Run validation checks on each group separately — per-region, per-date, per-status.

Quick Start¶

from duckguard import connect

data = connect("orders.csv")

# Every region must have >100 rows
result = data.group_by("region").row_count_greater_than(100)
assert result.passed

# Check null percent per group
result = data.group_by("region").validate(
    lambda col: col.null_percent < 5,
    column="customer_id"
)
assert result.passed

Creating Groups¶

Use group_by() with a single column or a list:

# Single column
grouped = data.group_by("status")

# Multiple columns
grouped = data.group_by(["date", "region"])

Group Properties¶

grouped = data.group_by("status")

# List all group keys
print(grouped.groups)
# [{'status': 'active'}, {'status': 'pending'}, ...]

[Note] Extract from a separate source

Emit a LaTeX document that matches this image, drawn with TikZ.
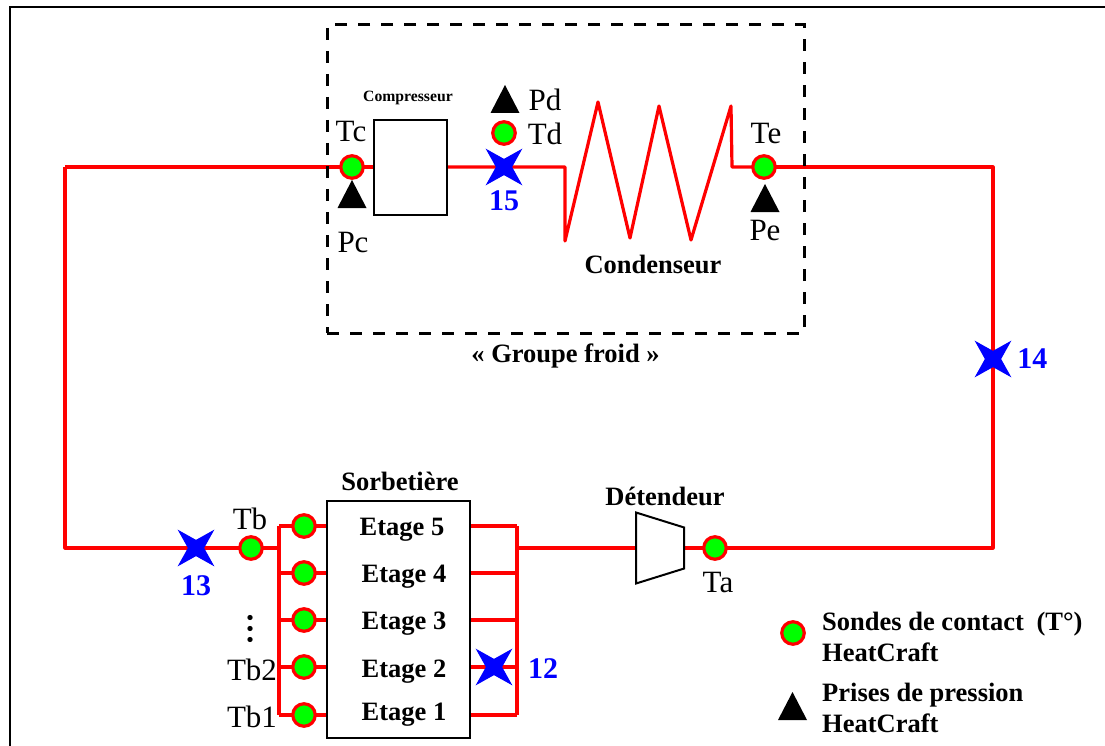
\documentclass[tikz,border=0pt]{standalone}
\usepackage{fontspec}
\setmainfont{Liberation Serif}
\usepackage{tikz}
\usetikzlibrary{shapes.geometric,backgrounds,positioning}

\begin{document}
\begin{tikzpicture}[
  x=1pt,y=-1pt,
  pipe/.style={draw=red,line width=3.2pt,line join=round},
  sonde/.style={circle,draw=red,fill=green,line width=3.2pt,minimum size=22.5pt,inner sep=0pt,outer sep=0pt},
  prise/.style={isosceles triangle,isosceles triangle stretches,shape border rotate=90,
    fill=black,inner sep=1pt,minimum width=29pt,minimum height=28pt,outer sep=0pt,anchor=lower side},
  vanne/.style={star,star points=4,star point ratio=3.2,shape border rotate=45,fill=blue,
    minimum size=52pt,inner sep=0pt,outer sep=0pt},
  numlbl/.style={font=\fontsize{30}{30}\selectfont\bfseries,text=blue,inner sep=0pt},
  boxlbl/.style={font=\fontsize{26.5}{26.5}\selectfont\bfseries,inner sep=0pt},
  senslbl/.style={font=\fontsize{31}{31}\selectfont,inner sep=0pt},
  equip/.style={draw=black,fill=white,line width=2.5pt,inner sep=0pt,outer sep=0pt}
]
\useasboundingbox (0,0) rectangle (1105,746);
% cadre exterieur
\coordinate (cadreA) at (10,746);
\coordinate (cadreB) at (10,7);
\coordinate (cadreC) at (1105,7);
\draw[line width=2.5pt] (cadreA)--(cadreB)--(cadreC);

% groupe froid
\node[draw=black,line width=3pt,dash pattern=on 12pt off 11pt,minimum width=477pt,minimum height=308pt,
  inner sep=0pt,outer sep=0pt,anchor=north west] (groupe) at (327,25) {};
\node[boxlbl,below=11pt of groupe] (groupelbl) {« Groupe froid »};

% coins du circuit
\coordinate (cA) at (65,167);
\coordinate (cB) at (65,548);
\coordinate (cC) at (993,167);
\coordinate (cD) at (993,548);
\coordinate (busG) at (279,548);
\coordinate (busD) at (517,548);
\coordinate (z0) at (565,167);
\coordinate (z1) at (565,241);
\coordinate (z2) at (598,102);
\coordinate (z3) at (630,238);
\coordinate (z4) at (659,106);
\coordinate (z5) at (691,240);
\coordinate (z6) at (731,106);
\coordinate (z7) at (732,167);

% equipements
\node[equip,minimum width=73pt,minimum height=95pt,anchor=north west] (comp) at (374,120) {};
\node[font=\fontsize{15.7}{15.7}\selectfont\bfseries,inner sep=0pt] (complbl) at (408,98) {Compresseur};
\node[boxlbl] (condlbl) at (653,264) {Condenseur};
\node[equip,minimum width=143pt,minimum height=237pt,anchor=north west] (sorb) at (327,501) {};
\node[boxlbl] (sorblbl) at (400,481) {Sorbetière};
\node[equip,line width=2pt,inner sep=1pt,trapezium,trapezium stretches=true,trapezium angle=70,rotate=-90,
  minimum width=71pt,minimum height=48pt] (det) at (660,548) {};
\node[boxlbl] (detlbl) at (665,496) {Détendeur};

% sondes
\node[sonde] (Tc) at (352,167) {};
\node[sonde] (Td) at (504,133) {};
\node[sonde] (Te) at (764,167) {};
\node[sonde] (Ta) at (715,548) {};
\node[sonde] (Tb) at (251,548) {};
\foreach \n/\y/\xe/\ye in {5/526/402/530,4/573/404/577,3/620/404/624,2/667/404/672,1/715/404/715}{
  \node[sonde] (S\n) at (304,\y) {};
  \node[boxlbl] (E\n) at (\xe,\ye) {Etage \n};
  \coordinate (G\n) at (279,\y);
  \coordinate (D\n) at (517,\y);
}

% tuyauterie
\begin{scope}[on background layer]
  \draw[pipe] (cA)--(Tc);
  \draw[pipe] (Tc)--(comp.west |- Tc);
  \draw[pipe] (comp.east |- Tc)--(z0)--(z1)--(z2)--(z3)--(z4)--(z5)--(z6)--(z7)--(Te);
  \draw[pipe] (Te)--(cC)--(cD)--(Ta);
  \draw[pipe] (Ta)--(det.south);
  \draw[pipe] (det.north)--(busD);
  \draw[pipe] (cA)--(cB)--(Tb);
  \draw[pipe] (Tb)--(busG);
  \draw[pipe] (G5)--(G1);
  \draw[pipe] (D5)--(D1);
  \foreach \n in {5,4,3,2,1}{
    \draw[pipe] (G\n)--(S\n);
    \draw[pipe] (S\n)--(sorb.west |- S\n);
    \draw[pipe] (sorb.east |- D\n)--(D\n);
  }
\end{scope}

% prises de pression
\node[prise] (Pc) at (352,208) {};
\node[prise] (Pd) at (505,113) {};
\node[prise] (Pe) at (765,212) {};
% vannes
\node[vanne] (V15) at (504,167) {};
\node[vanne] (V14) at (993,359) {};
\node[vanne] (V13) at (196,548) {};
\node[vanne] (V12) at (494,667) {};
\node[numlbl,below=15pt of V15] (n15) {15};
\node[numlbl,right=16pt of V14] (n14) {14};
\node[numlbl,below=19pt of V13] (n13) {13};
\node[numlbl] (n12) at (543,669) {12};

% etiquettes
\node[senslbl] (lTc) at (351,132) {Tc};
\node[senslbl] (lPc) at (353,243) {Pc};
\node[senslbl] (lPd) at (545,100) {Pd};
\node[senslbl] (lTd) at (545,134) {Td};
\node[senslbl] (lTe) at (766,134) {Te};
\node[senslbl] (lPe) at (765,231) {Pe};
\node[senslbl] (lTa) at (718,582) {Ta};
\node[senslbl] (lTb) at (250,519) {Tb};
\node[senslbl] (lTbB) at (252,670) {Tb2};
\node[senslbl] (lTbA) at (252,717) {Tb1};
\node[font=\fontsize{44}{44}\selectfont,inner sep=0pt,rotate=90] (lDots) at (251,629) {...};

% legende
\node[sonde] (legS) at (793,633) {};
\node[prise] (legP) at (792.5,720) {};
\node[boxlbl,anchor=west] (legS1) at (822,624) {Sondes de contact\hspace{6pt} (T°)};
\node[boxlbl,anchor=west] (legS2) at (822,652.5) {HeatCraft};
\node[boxlbl,anchor=west] (legP1) at (822,695) {Prises de pression};
\node[boxlbl,anchor=west] (legP2) at (822,723.5) {HeatCraft};
\end{tikzpicture}
\end{document}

# Count of distinct groups
print(grouped.group_count)  # 3

Group Statistics¶

Get row counts per group:

stats = data.group_by("status").stats()
for g in stats:
    print(f"{g['status']}: {g['row_count']} rows")
# active: 5000 rows
# pending: 1200 rows
# cancelled: 300 rows

Row Count Validation¶

Ensure every group meets a minimum row count:

result = data.group_by("region").row_count_greater_than(100)

if not result.passed:
    for g in result.get_failed_groups():
        print(f"Region {g.group_key} has only {g.row_count} rows")

Custom Validation¶

Use validate() with a lambda for column-level checks per group:

# Null percentage check per group
result = data.group_by("region").validate(
    lambda col: col.null_percent < 5,
    column="customer_id"
)

# Range check per group
result = data.group_by("date").validate(
    lambda col: col.between(0, 10000),
    column="amount"
)

GroupByResult¶

The result object gives you full visibility:

result = data.group_by("region").row_count_greater_than(50)

print(result.passed)          # True/False — all groups pass?
print(result.total_groups)    # Total number of groups
print(result.passed_groups)   # Groups that passed
print(result.failed_groups)   # Groups that failed
print(result.pass_rate)       # Percentage passed

# Inspect failures
for g in result.get_failed_groups():
    print(f"[{g.key_string}]: {g.row_count} rows")
    for cr in g.check_results:
        if not cr.passed:
            print(f"  - {cr.message}")

# Full summary
print(result.summary())

Practical Patterns¶

Per-partition quality gate¶

# Every date partition must have data
result = data.group_by("date").row_count_greater_than(0)
assert result, f"Empty partitions found: {result.summary()}"

Segment-level completeness¶

# Amount must be non-null in each region
result = data.group_by("region").validate(
    lambda col: col.null_percent == 0,
    column="amount"
)

Multi-level grouping¶

result = data.group_by(["country", "city"]).row_count_greater_than(10)
print(f"{result.pass_rate:.0f}% of country/city combos have >10 rows")